- [Description of the task]: Locate the lines of the listing below that hold "with", then copy each of them.

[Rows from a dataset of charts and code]
%%
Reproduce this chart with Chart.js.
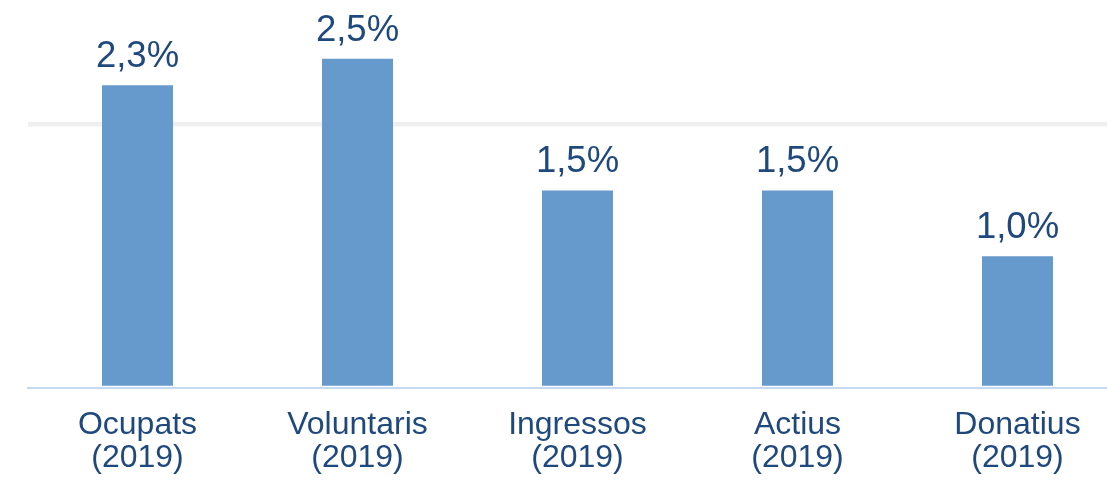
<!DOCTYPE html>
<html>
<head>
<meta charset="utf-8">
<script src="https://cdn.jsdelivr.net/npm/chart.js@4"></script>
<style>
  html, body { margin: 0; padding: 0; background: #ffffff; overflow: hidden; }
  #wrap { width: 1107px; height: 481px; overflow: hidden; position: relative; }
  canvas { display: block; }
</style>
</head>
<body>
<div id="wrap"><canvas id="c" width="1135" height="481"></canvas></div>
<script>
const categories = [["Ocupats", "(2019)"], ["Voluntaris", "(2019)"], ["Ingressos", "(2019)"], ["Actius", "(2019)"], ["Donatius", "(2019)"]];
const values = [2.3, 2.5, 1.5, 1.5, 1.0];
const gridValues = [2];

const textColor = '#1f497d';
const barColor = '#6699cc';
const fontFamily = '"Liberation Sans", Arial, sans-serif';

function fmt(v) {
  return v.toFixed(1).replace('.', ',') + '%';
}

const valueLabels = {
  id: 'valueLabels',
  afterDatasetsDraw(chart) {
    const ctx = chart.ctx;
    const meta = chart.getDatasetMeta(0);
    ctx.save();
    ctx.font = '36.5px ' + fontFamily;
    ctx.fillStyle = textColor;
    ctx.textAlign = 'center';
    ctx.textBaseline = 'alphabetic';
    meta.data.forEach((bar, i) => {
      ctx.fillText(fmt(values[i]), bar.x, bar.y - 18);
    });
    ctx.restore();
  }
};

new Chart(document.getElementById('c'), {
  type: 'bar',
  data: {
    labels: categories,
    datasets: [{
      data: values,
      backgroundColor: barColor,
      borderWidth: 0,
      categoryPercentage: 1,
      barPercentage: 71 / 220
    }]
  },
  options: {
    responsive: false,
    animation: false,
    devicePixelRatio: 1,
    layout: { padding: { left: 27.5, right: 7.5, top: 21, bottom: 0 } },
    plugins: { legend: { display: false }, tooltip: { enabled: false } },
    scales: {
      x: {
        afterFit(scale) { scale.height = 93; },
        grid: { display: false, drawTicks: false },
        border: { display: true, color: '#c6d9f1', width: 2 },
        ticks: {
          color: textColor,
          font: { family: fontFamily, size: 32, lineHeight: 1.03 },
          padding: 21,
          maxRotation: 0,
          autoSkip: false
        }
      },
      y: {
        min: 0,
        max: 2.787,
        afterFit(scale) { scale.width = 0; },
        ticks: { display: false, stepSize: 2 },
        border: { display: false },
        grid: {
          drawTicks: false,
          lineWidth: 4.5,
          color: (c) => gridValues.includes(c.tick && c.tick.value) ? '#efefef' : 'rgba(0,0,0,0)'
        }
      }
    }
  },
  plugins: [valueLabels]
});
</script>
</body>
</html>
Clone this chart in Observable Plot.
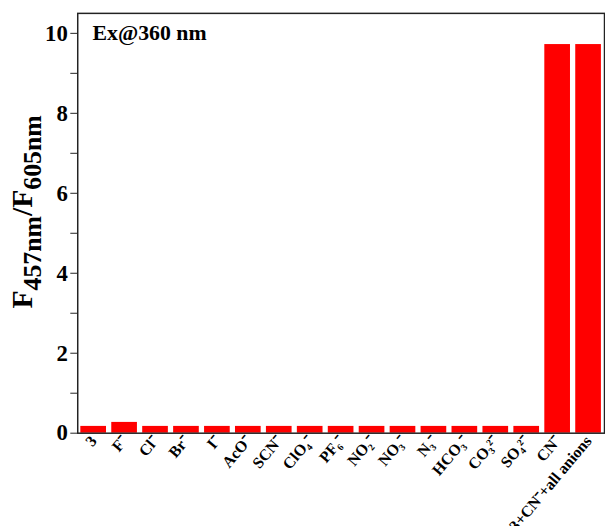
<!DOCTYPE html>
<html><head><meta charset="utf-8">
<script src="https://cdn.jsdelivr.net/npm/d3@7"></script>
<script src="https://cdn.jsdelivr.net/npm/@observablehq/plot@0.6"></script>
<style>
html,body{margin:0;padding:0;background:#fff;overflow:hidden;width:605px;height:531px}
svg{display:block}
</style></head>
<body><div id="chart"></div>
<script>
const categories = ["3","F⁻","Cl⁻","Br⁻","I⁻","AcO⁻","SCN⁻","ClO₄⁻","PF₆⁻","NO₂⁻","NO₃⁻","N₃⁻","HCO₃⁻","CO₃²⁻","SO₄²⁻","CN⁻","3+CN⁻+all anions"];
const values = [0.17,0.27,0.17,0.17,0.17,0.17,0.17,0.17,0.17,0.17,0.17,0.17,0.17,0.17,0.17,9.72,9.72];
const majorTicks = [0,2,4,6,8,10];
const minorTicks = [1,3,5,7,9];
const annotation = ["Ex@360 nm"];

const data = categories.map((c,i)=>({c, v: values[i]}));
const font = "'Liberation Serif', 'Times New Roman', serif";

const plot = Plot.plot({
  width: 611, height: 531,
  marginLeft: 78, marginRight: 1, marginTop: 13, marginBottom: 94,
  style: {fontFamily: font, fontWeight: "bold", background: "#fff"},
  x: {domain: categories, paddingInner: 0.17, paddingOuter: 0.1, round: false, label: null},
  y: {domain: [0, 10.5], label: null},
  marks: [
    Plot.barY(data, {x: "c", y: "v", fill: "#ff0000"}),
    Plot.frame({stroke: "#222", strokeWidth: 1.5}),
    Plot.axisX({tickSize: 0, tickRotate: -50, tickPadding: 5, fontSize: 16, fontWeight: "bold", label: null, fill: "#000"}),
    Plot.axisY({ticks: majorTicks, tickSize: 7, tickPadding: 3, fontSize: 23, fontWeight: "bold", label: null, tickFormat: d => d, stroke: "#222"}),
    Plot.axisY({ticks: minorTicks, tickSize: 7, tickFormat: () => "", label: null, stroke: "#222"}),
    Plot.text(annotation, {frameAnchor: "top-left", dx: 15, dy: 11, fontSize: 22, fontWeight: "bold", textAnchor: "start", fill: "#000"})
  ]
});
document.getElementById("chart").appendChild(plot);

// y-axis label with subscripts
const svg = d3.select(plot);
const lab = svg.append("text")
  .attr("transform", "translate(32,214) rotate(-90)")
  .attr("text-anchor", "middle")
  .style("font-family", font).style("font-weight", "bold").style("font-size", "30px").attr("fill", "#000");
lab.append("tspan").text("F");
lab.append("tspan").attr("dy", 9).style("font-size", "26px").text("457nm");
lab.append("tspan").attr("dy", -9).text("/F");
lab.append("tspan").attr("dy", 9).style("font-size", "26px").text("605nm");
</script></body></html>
%%
- [Answer to this task]:
Reproduce this chart with Chart.js.
// y-axis label with subscripts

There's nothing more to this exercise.